Problem requirements: Reproduce the listing exactly, with no pictures in your copy.

Data segment:
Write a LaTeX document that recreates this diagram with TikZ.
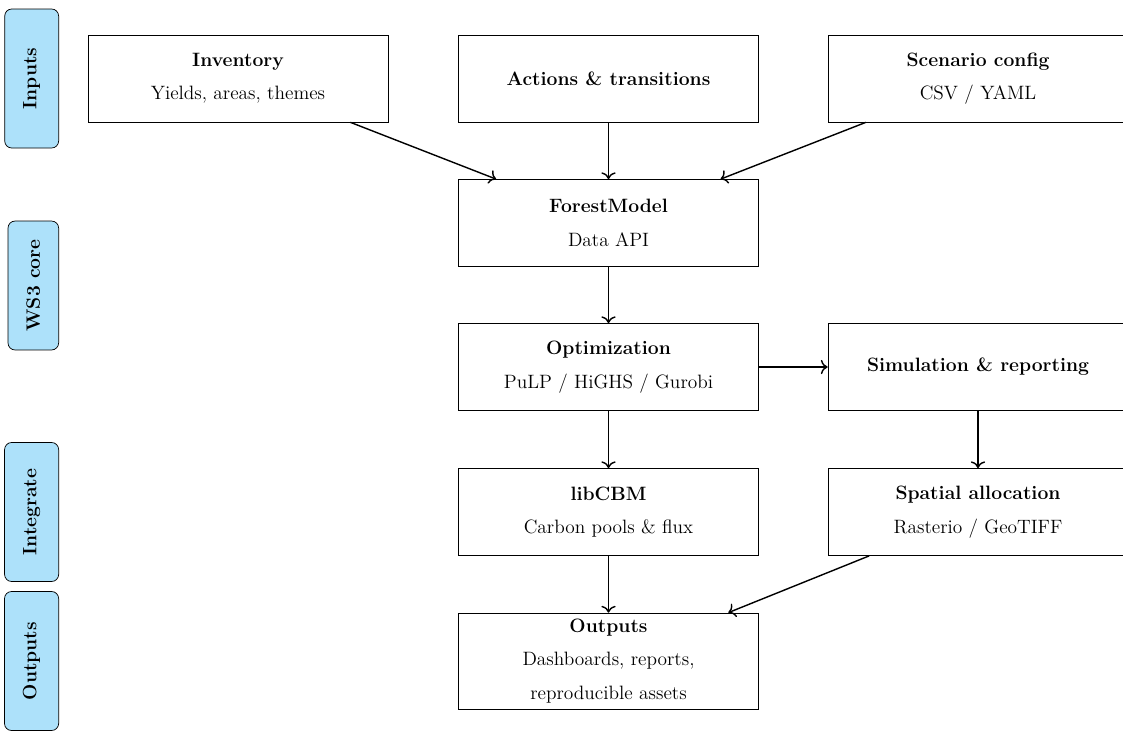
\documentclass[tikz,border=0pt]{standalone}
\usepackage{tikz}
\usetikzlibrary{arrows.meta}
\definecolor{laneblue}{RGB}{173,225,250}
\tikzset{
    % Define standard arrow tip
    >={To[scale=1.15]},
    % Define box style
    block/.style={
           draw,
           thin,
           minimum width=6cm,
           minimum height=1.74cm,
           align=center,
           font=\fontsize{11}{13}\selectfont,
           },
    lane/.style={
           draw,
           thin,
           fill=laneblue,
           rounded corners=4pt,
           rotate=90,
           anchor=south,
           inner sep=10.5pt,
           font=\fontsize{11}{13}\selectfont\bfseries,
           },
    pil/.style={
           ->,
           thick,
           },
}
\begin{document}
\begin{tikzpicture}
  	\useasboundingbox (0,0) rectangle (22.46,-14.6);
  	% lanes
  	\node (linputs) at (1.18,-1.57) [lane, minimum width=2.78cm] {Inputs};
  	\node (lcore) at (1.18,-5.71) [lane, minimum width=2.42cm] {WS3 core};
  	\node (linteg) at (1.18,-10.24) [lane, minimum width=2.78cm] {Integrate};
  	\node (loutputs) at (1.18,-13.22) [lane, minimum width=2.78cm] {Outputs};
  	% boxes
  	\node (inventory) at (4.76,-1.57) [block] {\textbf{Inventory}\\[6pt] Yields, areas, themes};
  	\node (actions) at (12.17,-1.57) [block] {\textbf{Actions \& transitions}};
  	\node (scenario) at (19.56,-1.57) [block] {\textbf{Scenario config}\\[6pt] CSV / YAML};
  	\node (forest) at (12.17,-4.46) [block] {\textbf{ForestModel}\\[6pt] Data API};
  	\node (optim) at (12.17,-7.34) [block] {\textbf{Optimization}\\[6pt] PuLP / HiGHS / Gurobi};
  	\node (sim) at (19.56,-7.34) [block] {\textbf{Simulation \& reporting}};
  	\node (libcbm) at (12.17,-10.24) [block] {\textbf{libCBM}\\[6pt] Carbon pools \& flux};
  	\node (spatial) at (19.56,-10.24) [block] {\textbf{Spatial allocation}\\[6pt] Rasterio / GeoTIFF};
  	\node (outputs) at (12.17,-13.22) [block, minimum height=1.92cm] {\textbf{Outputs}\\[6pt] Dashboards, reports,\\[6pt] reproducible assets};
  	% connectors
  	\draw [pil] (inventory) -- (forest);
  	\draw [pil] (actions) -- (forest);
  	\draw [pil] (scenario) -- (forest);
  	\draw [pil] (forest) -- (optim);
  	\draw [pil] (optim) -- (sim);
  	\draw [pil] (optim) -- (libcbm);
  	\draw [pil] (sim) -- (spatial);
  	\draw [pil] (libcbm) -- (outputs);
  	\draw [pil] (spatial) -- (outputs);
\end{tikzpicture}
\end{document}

Reply to the exercise:
Write a LaTeX document that recreates this diagram with TikZ.
\documentclass[tikz,border=0pt]{standalone}
\usepackage{tikz}
\usetikzlibrary{arrows.meta}
\definecolor{laneblue}{RGB}{173,225,250}
\tikzset{
    % Define standard arrow tip
    >={To[scale=1.15]},
    % Define box style
    block/.style={
           draw,
           thin,
           minimum width=6cm,
           minimum height=1.74cm,
           align=center,
           font=\fontsize{11}{13}\selectfont,
           },
    lane/.style={
           draw,
           thin,
           fill=laneblue,
           rounded corners=4pt,
           rotate=90,
           anchor=south,
           inner sep=10.5pt,
           font=\fontsize{11}{13}\selectfont\bfseries,
           },
    pil/.style={
           ->,
           thick,
           },
}
\begin{document}
\begin{tikzpicture}
  	\useasboundingbox (0,0) rectangle (22.46,-14.6);
  	% lanes
  	\node (linputs) at (1.18,-1.57) [lane, minimum width=2.78cm] {Inputs};
  	\node (lcore) at (1.18,-5.71) [lane, minimum width=2.42cm] {WS3 core};
  	\node (linteg) at (1.18,-10.24) [lane, minimum width=2.78cm] {Integrate};
  	\node (loutputs) at (1.18,-13.22) [lane, minimum width=2.78cm] {Outputs};
  	% boxes
  	\node (inventory) at (4.76,-1.57) [block] {\textbf{Inventory}\\[6pt] Yields, areas, themes};
  	\node (actions) at (12.17,-1.57) [block] {\textbf{Actions \& transitions}};
  	\node (scenario) at (19.56,-1.57) [block] {\textbf{Scenario config}\\[6pt] CSV / YAML};
  	\node (forest) at (12.17,-4.46) [block] {\textbf{ForestModel}\\[6pt] Data API};
  	\node (optim) at (12.17,-7.34) [block] {\textbf{Optimization}\\[6pt] PuLP / HiGHS / Gurobi};
  	\node (sim) at (19.56,-7.34) [block] {\textbf{Simulation \& reporting}};
  	\node (libcbm) at (12.17,-10.24) [block] {\textbf{libCBM}\\[6pt] Carbon pools \& flux};
  	\node (spatial) at (19.56,-10.24) [block] {\textbf{Spatial allocation}\\[6pt] Rasterio / GeoTIFF};
  	\node (outputs) at (12.17,-13.22) [block, minimum height=1.92cm] {\textbf{Outputs}\\[6pt] Dashboards, reports,\\[6pt] reproducible assets};
  	% connectors
  	\draw [pil] (inventory) -- (forest);
  	\draw [pil] (actions) -- (forest);
  	\draw [pil] (scenario) -- (forest);
  	\draw [pil] (forest) -- (optim);
  	\draw [pil] (optim) -- (sim);
  	\draw [pil] (optim) -- (libcbm);
  	\draw [pil] (sim) -- (spatial);
  	\draw [pil] (libcbm) -- (outputs);
  	\draw [pil] (spatial) -- (outputs);
\end{tikzpicture}
\end{document}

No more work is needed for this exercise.